King Salman bin Abdulaziz Al Saud. Image courtesy of Ash Carter/Flickr.

Saudi Arabia is trimming government spending next year to help shrink its growing debt and cope with low oil prices.

According to Al Arabiya, the oil rich kingdom expects to run an $87 billion deficit in 2016, down from about $97.9 billion this year.

Saudi Arabia expects to spend about $224 billion, or 840 billion riyals, next year, down from the $260 billion spent in 2015.

According to the country’s Ministry of Finance, oil revenues are expected to hit about $118 billion for 2015, accounting for 73 percent of the government’s revenues but down 23 percent from 2014.

Government revenues are expected to dip to $137 billion next year from $162 billion in 2015, Al Arabiya said.

According to data from the Central Department of Statistics and Information included in the budget, the oil sector is projected to decline by 42.78 percent in current prices.

The kingdom’s 2016 budget also includes a $48 billion, or 183 billion riyals, budget support provision to offer increased capital and operating expenditure flexibility tied to “recent excessive volatility of oil prices.”

Dr. Fahd bin Jumaa, vice president of the economy and energy committee of the Shura Council, told Al Arabiya that the budget assumed a crude price of $45 per barrel.

Brent crude was trading at $37.69 per barrel around noon on Tuesday, down from over $100 per barrel in 2014.

Saudi Arabia has been pumping record amounts of crude this year, even as global supplies swelled past historic highs.

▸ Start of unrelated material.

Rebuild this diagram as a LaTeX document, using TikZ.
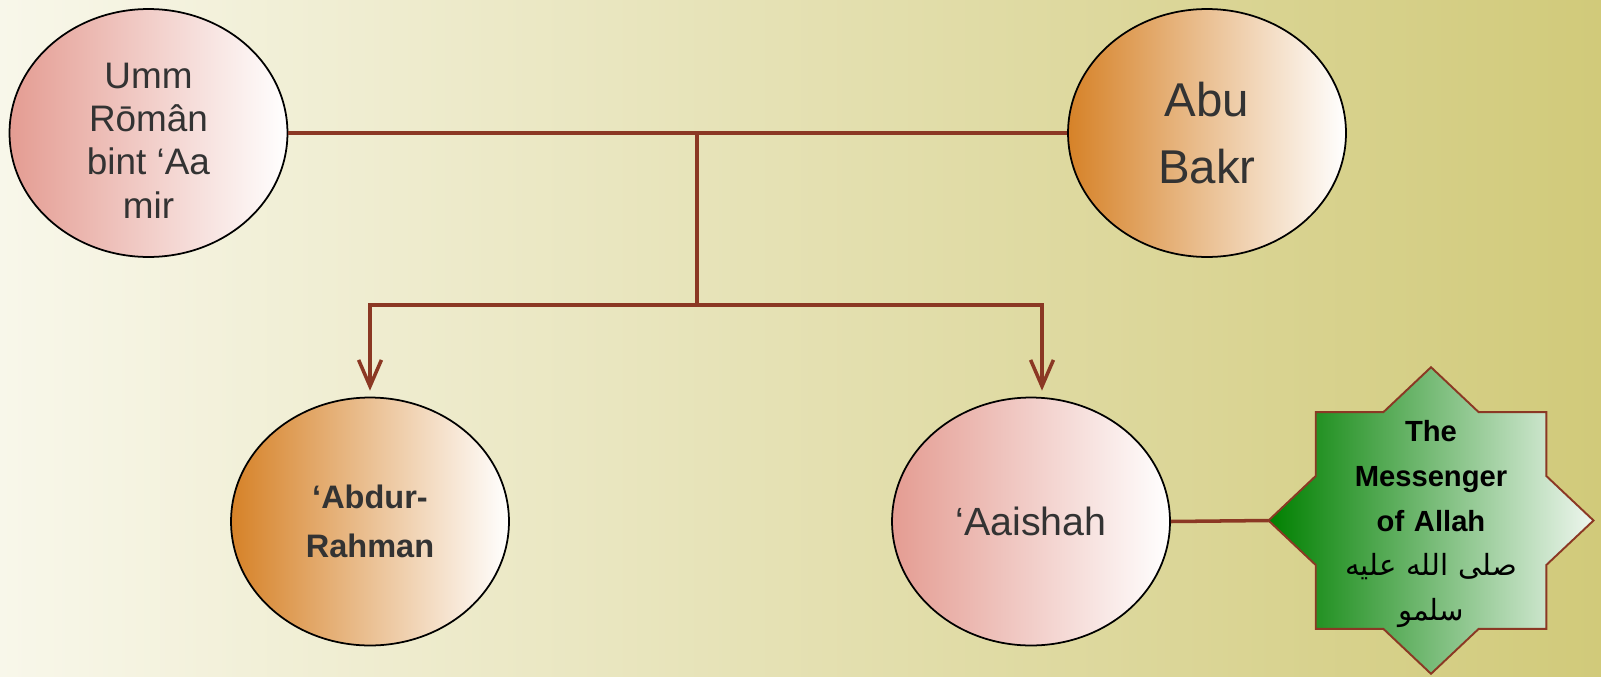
\documentclass[tikz,border=0pt]{standalone}
\usepackage{fontspec}
\setmainfont{Liberation Sans}
\newfontfamily\arabicfont[Script=Arabic]{DejaVu Sans}
\TeXXeTstate=1
\usetikzlibrary{shapes.geometric,arrows.meta}
\definecolor{bgleft}{RGB}{248,247,234}
\definecolor{bgright}{RGB}{209,202,122}
\definecolor{pinkleft}{RGB}{228,156,146}
\definecolor{orangeleft}{RGB}{214,130,40}
\definecolor{greenleft}{RGB}{0,128,0}
\definecolor{greenright}{RGB}{238,246,238}
\definecolor{linkbrown}{RGB}{139,56,36}
\definecolor{textgrey}{RGB}{51,51,51}
\begin{document}
\begin{tikzpicture}[x=0.02cm, y=-0.02cm,
		ball/.style={ellipse, draw=black, line width=1pt, minimum width=5.56cm, minimum height=4.96cm, inner sep=0pt, align=center, text=textgrey},
		pinkball/.style={ball, left color=pinkleft, right color=white},
		orangeball/.style={ball, left color=orangeleft, right color=white},
		link/.style={draw=linkbrown, line width=2pt},
		childarrow/.style={link, -{Straight Barb[length=15pt, width=13pt]}, shorten >=3.4pt}]
			\shade[left color=bgleft, right color=bgright] (0,0) rectangle (1601,676);
			\node[pinkball, font=\fontsize{21}{24.6}\selectfont] (umm) at (148.5,133) {\rule{0pt}{23pt}Umm\\Rōmân\\bint ‘Aa\\mir};
			\node[orangeball, font=\fontsize{27}{37.8}\selectfont] (abu) at (1207,133) {Abu\\Bakr};
			\node[orangeball, font=\fontsize{18.5}{28.3}\selectfont\bfseries] (abdur) at (370,521.5) {‘Abdur-\\Rahman};
			\node[pinkball, font=\fontsize{22.4}{26}\selectfont] (aaishah) at (1031,521.5) {‘Aaishah};
			\draw[draw=linkbrown, line width=1.1pt, left color=greenleft, right color=greenright] (1431,367.2) -- (1478.7,412.2) -- (1546.3,412.2) -- (1546.3,476) -- (1593.5,520.5) -- (1546.3,565) -- (1546.3,628.8) -- (1478.7,628.8) -- (1431,673.8) -- (1383.3,628.8) -- (1315.7,628.8) -- (1315.7,565) -- (1268.5,520.5) -- (1315.7,476) -- (1315.7,412.2) -- (1383.3,412.2) -- cycle;
			\coordinate (star-w) at (1268.5,520.5);
			\node[text width=5cm, align=center, font=\fontsize{16.6}{25.5}\selectfont\bfseries] (prophet) at (1431,524) {The\\Messenger\\of Allah\\{\normalfont\arabicfont\beginR صلى الله عليه\endR}\\{\normalfont\arabicfont\beginR سلمو\endR}};
			\coordinate (join) at (697,133);
			\coordinate (split) at (697,305);
			\draw[link] (umm.east) -- (abu.west);
			\draw[link] (join) -- (split);
			\draw[childarrow] (split) -| (abdur.north);
			\draw[childarrow] (split) -| ([xshift=0.22cm]aaishah.north);
			\draw[link] (aaishah.east) -- (star-w);
		\end{tikzpicture}
\end{document}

According to Platts, Saudi Arabia pumped well over 10 million barrels per day in November, a production level it has exceeded since March.

Earlier this month, OPEC effectively removed its production ceiling after the group’s members consistently blew past its 30 million barrel per day target this year.

OPEC expects demand for its crude to average 30.84 million bpd in 2016, “which is significantly below current production levels — whether or not Kurdish oil is included in the estimate for Iraq,” Platts added.